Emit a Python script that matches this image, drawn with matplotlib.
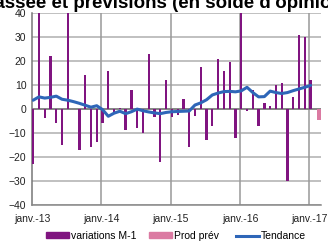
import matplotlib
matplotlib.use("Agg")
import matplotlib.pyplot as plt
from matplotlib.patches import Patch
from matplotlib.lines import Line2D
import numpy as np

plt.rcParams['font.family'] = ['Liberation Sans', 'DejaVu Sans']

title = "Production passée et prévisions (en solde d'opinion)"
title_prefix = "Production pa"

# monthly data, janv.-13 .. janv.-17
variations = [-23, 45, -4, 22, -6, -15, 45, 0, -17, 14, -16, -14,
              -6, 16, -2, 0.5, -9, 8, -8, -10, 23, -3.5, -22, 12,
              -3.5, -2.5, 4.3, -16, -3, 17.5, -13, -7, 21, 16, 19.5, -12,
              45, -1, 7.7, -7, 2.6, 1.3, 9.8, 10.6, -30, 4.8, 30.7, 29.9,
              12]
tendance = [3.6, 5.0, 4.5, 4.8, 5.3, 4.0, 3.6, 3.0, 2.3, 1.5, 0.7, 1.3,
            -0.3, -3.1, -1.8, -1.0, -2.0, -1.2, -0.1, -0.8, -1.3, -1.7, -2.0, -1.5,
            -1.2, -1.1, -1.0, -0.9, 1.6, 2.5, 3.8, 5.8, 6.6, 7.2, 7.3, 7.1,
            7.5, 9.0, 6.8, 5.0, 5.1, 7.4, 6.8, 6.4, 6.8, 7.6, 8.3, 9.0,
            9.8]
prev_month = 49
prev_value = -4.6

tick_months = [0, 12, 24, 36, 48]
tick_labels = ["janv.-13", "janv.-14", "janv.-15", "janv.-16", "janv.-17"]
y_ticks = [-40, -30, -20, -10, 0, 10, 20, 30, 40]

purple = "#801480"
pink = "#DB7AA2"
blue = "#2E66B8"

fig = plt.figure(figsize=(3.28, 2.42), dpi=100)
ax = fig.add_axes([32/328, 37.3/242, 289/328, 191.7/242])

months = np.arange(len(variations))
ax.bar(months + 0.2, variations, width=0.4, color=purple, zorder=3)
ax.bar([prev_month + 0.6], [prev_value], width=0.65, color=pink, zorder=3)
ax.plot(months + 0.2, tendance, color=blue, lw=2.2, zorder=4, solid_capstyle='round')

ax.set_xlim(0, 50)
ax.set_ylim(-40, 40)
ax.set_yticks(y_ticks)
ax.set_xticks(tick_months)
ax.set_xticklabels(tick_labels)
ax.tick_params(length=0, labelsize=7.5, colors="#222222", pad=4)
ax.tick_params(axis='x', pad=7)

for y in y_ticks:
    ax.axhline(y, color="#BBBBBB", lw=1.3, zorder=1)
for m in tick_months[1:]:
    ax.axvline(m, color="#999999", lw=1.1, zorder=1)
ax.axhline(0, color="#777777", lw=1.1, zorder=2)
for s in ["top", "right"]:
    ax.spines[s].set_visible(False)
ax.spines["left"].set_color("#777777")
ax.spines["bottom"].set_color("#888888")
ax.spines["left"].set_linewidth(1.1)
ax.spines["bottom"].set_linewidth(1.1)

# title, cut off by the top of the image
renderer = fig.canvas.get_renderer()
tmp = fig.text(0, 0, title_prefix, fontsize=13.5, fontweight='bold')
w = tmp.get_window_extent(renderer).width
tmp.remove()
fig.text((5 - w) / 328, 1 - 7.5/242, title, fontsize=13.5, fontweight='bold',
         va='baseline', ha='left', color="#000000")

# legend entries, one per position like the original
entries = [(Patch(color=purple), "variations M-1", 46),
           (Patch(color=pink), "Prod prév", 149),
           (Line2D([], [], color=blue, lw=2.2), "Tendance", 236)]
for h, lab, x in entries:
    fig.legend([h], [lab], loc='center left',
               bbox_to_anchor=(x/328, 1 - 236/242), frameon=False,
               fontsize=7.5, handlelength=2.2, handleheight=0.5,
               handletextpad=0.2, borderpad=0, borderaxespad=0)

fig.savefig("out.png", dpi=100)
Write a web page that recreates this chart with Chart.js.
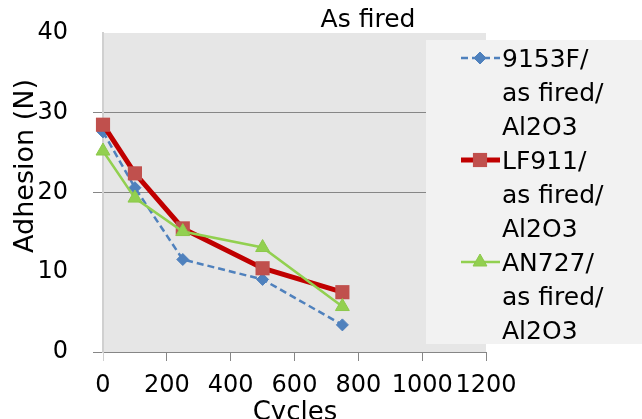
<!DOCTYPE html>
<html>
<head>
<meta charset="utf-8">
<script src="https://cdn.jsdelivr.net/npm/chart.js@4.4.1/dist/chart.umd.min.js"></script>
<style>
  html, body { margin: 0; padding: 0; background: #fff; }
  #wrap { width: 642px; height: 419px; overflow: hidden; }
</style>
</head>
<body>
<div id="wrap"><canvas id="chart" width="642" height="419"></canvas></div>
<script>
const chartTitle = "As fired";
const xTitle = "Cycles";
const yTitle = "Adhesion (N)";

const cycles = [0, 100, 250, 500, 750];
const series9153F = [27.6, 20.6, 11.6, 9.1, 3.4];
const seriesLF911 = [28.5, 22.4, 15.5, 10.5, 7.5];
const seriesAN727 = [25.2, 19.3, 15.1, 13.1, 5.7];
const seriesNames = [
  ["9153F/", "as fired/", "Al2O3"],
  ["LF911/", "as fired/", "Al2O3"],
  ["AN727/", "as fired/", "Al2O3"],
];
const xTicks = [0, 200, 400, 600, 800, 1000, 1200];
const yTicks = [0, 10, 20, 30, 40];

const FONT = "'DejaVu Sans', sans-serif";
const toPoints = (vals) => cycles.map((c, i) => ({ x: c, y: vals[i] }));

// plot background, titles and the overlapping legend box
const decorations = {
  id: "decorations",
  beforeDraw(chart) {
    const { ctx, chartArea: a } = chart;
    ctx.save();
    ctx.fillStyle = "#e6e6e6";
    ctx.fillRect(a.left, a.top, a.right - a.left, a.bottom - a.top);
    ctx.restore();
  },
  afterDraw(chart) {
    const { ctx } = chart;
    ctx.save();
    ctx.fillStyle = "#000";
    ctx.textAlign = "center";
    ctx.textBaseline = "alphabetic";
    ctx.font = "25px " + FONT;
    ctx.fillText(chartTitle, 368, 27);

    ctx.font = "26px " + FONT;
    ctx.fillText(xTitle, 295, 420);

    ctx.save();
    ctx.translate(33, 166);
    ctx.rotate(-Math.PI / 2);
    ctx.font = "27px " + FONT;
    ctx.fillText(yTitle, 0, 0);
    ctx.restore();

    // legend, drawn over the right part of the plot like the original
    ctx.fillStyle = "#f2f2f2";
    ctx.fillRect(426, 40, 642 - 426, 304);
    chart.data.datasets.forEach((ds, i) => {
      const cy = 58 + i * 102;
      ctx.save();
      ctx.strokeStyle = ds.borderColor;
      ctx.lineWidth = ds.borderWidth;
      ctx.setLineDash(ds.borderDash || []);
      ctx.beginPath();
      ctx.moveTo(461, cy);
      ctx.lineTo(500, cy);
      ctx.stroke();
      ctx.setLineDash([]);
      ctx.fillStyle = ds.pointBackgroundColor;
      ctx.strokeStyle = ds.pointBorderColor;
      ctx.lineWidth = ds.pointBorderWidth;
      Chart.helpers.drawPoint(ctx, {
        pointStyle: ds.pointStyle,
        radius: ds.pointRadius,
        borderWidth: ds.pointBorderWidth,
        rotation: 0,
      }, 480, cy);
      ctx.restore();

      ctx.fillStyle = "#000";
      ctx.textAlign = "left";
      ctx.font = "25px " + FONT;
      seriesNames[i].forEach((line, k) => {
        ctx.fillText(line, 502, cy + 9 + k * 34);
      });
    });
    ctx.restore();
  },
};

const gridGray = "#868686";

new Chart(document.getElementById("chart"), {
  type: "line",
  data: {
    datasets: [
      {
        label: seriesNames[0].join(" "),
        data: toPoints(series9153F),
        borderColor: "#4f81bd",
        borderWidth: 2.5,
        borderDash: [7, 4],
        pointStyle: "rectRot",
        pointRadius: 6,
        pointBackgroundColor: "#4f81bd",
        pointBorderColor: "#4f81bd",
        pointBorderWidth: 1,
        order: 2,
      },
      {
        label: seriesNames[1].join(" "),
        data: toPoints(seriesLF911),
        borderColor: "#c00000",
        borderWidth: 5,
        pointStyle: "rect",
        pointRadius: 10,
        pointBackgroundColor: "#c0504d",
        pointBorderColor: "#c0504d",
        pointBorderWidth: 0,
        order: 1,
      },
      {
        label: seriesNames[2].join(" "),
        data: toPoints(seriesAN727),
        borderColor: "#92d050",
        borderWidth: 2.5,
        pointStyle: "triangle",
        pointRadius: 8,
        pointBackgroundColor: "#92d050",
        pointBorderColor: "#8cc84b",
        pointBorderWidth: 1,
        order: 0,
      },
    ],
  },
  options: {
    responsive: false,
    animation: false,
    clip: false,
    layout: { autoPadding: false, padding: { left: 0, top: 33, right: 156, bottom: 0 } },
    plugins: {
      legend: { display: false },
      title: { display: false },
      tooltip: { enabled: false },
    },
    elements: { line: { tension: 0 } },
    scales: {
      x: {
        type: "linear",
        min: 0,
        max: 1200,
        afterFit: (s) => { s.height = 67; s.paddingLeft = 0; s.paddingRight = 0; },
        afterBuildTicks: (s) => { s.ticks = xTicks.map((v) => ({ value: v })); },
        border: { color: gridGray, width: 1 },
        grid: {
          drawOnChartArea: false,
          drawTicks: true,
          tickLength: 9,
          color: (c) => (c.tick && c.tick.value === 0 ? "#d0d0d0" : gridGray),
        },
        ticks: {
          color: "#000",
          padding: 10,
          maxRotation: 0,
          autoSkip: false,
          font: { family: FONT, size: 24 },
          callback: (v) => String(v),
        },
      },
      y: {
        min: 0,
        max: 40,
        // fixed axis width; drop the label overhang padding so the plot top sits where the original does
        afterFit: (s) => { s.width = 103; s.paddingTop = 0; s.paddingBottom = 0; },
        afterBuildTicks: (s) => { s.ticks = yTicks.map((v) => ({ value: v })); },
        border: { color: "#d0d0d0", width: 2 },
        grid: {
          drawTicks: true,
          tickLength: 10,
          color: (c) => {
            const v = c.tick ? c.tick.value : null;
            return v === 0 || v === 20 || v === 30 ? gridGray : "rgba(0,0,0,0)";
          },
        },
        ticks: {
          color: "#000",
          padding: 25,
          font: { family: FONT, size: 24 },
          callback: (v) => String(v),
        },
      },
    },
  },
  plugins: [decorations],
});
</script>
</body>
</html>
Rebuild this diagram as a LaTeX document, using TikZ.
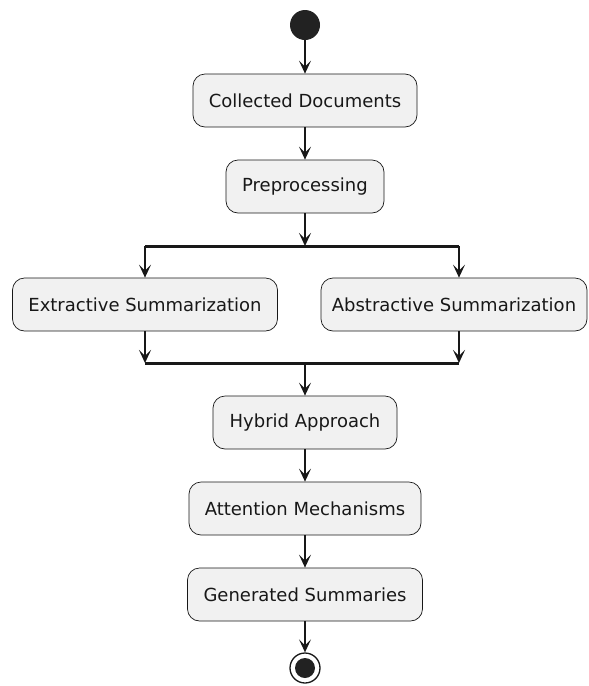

### Your goal
Go through the data and gather every line that holds "matplotlib".

### Response below
Emit a Python script that matches this image, drawn with matplotlib.
import matplotlib
matplotlib.use("Agg")
import matplotlib.pyplot as plt
from matplotlib.patches import Patch
from matplotlib.lines import Line2D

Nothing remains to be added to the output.